I tested it myself, read what others have written, and I’ve got to agree: body recursion is fast. Body recursion does have the distinct benefit of being easier to understand (no more helper functions, no more reversing), so I rewrote my code.
Here’s what it looked like before (this from binary_forest):
update_trees(N, Value, Trees) -> update_trees(N, Value, Trees, []).
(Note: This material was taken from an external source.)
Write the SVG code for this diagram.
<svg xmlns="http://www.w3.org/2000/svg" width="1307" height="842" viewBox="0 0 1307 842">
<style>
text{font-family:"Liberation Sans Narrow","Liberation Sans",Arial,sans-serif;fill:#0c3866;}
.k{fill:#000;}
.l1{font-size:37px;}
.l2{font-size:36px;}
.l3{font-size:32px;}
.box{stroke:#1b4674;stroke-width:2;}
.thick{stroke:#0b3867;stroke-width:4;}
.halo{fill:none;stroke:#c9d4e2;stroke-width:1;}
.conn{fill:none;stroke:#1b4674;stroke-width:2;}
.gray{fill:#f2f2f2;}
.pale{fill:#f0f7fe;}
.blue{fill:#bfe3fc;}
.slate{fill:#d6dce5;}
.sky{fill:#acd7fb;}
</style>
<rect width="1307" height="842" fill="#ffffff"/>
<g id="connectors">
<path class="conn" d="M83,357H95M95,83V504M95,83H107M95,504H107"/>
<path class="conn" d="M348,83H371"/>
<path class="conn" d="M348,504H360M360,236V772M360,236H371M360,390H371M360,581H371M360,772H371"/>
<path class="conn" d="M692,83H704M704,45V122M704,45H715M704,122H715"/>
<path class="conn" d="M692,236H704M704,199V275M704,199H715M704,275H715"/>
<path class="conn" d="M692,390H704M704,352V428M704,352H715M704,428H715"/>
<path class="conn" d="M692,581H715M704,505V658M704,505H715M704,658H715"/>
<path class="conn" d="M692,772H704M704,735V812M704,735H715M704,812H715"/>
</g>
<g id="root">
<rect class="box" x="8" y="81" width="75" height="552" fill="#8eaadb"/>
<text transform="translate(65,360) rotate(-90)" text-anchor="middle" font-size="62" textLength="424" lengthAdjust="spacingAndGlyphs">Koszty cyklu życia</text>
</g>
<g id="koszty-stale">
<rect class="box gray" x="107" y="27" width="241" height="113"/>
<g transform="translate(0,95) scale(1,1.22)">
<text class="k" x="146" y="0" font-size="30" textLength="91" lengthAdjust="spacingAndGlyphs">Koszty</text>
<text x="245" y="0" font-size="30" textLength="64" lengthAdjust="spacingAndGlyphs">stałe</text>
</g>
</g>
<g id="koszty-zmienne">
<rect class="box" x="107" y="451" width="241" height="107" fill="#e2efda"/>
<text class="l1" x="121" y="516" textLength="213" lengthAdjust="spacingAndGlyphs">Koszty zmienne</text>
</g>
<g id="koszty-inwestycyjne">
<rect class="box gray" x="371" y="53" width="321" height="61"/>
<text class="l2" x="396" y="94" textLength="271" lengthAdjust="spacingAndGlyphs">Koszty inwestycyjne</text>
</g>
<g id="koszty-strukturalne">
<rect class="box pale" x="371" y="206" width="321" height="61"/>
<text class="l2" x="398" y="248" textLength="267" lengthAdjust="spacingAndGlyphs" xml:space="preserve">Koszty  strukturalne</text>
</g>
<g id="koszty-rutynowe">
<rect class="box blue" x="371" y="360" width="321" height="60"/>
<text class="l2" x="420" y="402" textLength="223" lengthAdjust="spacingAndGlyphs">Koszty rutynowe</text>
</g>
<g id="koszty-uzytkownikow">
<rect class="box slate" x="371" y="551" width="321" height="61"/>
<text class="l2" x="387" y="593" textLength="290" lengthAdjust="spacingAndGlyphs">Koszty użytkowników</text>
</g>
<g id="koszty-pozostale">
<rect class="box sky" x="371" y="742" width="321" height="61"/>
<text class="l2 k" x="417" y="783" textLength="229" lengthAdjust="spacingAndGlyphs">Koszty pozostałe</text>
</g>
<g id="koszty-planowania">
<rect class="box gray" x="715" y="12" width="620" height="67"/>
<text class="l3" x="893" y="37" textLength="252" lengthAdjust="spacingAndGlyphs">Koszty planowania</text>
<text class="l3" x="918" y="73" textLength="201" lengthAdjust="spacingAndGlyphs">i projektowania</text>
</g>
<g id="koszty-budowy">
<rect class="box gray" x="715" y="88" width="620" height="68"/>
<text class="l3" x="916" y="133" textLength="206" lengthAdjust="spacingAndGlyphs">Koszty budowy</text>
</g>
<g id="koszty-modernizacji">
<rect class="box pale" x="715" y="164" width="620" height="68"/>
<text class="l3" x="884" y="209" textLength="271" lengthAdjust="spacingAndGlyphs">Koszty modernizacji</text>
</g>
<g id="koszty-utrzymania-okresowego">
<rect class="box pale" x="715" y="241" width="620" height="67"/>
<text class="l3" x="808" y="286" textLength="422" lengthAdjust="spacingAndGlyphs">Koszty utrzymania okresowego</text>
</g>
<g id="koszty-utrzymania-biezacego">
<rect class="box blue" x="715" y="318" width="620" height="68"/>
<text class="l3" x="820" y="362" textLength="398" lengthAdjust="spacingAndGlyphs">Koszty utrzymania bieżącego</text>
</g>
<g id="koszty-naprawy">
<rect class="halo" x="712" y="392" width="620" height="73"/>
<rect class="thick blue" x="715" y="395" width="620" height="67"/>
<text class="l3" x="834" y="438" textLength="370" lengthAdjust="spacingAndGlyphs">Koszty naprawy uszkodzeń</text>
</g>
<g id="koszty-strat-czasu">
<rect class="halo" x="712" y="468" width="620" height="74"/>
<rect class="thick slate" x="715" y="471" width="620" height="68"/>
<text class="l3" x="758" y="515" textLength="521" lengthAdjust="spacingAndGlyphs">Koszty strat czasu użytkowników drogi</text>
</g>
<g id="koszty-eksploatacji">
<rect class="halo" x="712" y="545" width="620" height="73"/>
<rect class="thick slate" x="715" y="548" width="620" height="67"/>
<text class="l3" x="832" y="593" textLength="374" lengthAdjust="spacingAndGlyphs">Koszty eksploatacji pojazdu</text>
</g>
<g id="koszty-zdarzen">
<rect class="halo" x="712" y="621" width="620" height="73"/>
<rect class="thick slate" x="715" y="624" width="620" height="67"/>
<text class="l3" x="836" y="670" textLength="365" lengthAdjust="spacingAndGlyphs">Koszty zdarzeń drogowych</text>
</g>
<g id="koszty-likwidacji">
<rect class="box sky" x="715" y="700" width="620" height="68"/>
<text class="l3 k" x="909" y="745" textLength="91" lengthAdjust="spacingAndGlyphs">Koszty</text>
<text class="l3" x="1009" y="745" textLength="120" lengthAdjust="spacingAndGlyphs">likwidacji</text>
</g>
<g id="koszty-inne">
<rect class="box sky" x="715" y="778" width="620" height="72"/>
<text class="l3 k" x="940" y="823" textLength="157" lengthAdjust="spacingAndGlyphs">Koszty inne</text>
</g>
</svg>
update_trees(N, Value, [Tree = #tree{size=Size} | Trees], Out) when N > Size ->
update_trees(N - Size, Value, Trees, [Tree | Out]);
update_trees(N, Value, [Tree | Trees], Out) ->
lists:reverse([update_tree(N, Value, Tree) | Out]) ++ Trees.
And after:
update_trees(N, Value, [Tree = #tree{size=Size} | Trees]) when N =< Size ->
[update_tree(N, Value, Tree) | Trees];
update_trees(N, Value, [Tree = #tree{size=Size} | Trees]) ->
[Tree | update_trees(N - Size, Value, Trees)].
The second version just seems much more obvious. Here are the commits: one for binary_forest, one for skew_forest. I think I’ll stick to body recursion if I can help it.